There are two main objectives in synthetic data generation: (1) preserving the statistical characteristics of the original dataset and (2) achieving comparable machine learning utility (MLu) to the original dataset. However, achieving high statistical fidelity does not guarantee high MLu performance [15], which implies that the approach to synthetic data generation should align with the intended goal. In this paper, our focus is on generating synthetic data with high MLu performance. Given that MLu performance relies on accurately approximating the conditional distribution, we concentrate on devising a synthetic data generation method based on estimating the conditional distribution.

Thus, our primary contribution lies in introducing a novel masked learning method for the conditional density estimation of heterogeneous (mixed-type) tabular datasets. Our proposed method leverages the approach of [29] and Masked Language Modeling (MLM) [8] and diverges from existing methodologies, which focus on minimizing the discrepancy between the ground-truth distribution and the generative model [51, 56, 1, 24]. Note that [29] demonstrated that the conditional density estimation problem can be transformed into a multi-class classification problem.

MLM involves randomly masking a portion of input tokens during training to predict the original words based on their context.
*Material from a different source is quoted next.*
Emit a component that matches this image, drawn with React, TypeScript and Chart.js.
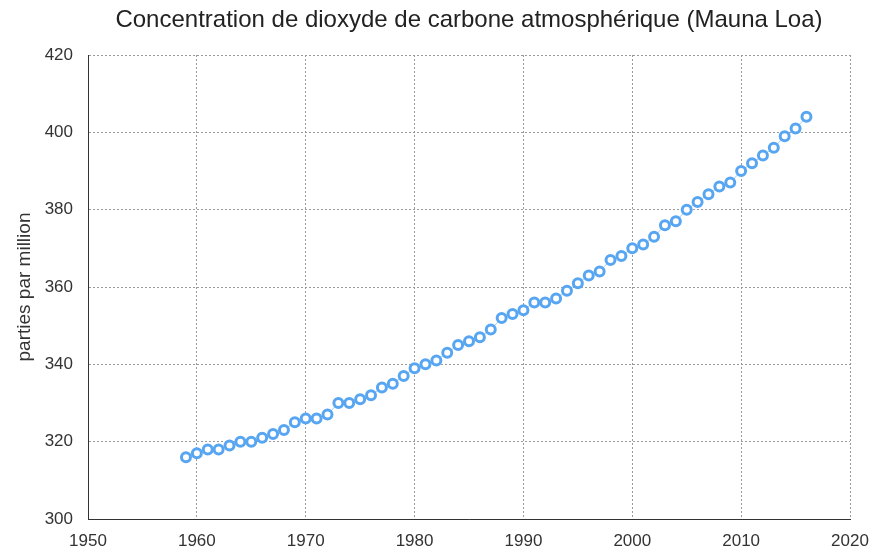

In the natural language domain, previous attempts to interpret MLM as distributional learning have been somewhat limited, relying on pseudo-likelihood or Markov random fields [12, 49, 42, 38, 17]. However, we redefine the multi-class classification task of MLM as histogram-based non-parametric conditional density estimation and show that our proposed method bridges the theoretical gap between distributional learning and the MLM approach. We term our proposed model MaCoDE (Masked Conditional Density Estimation).

By adopting a non-parametric approach for conditional density estimation, our proposed model addresses the challenge of modeling non-uniform distributions of continuous columns [28, 11]. Since the histogram-based approach is theoretically valid only when the continuous variables have bounded supports [50, 29], we transform continuous columns using the Cumulative Distribution Function (CDF) and constrain their values to the interval [0, 1] [28, 11].

Furthermore, by employing a masking scheme where the number of masked tokens is uniformly distributed and the model structure of BERT (masked transformer encoder) [8], our proposed model enables the estimation of conditional densities across arbitrary combinations of target and conditional variables [12, 19, 37]. It leads to our proposed model to generate columns of tabular data in a random order, reflecting the inherent property of tabular data not having intrinsic ordering [13]. This contrasts with the existing auto-regressive density estimators, where the generation procedure proceeds in a fixed order of columns [14, 22, 27].

Meanwhile, incomplete tabular data poses a widespread challenge in real-world data collection [47]. In MLM, the masked input tokens can be seen as missing data, and predicting the original words can be analogized to imputation. In this context, [13] proposed TabMT, an MLM-based synthesizer capable of handling incomplete data. However, since TabMT is based on predicting the K-means cluster index of masked entries, it encounters challenges for distributional learning. Conversely, our proposed model can estimate the conditional distribution while simultaneously accommodating arbitrary conditioning sets to address diverse missingness patterns - an essential capability for generating samples and performing multiple imputations [47, 19, 37]. We substantiate the effectiveness of our proposed method by evaluating its performance in both synthetic data generation and multiple imputations. This evaluation encompasses 10 real-world tabular datasets and various missing data mechanisms.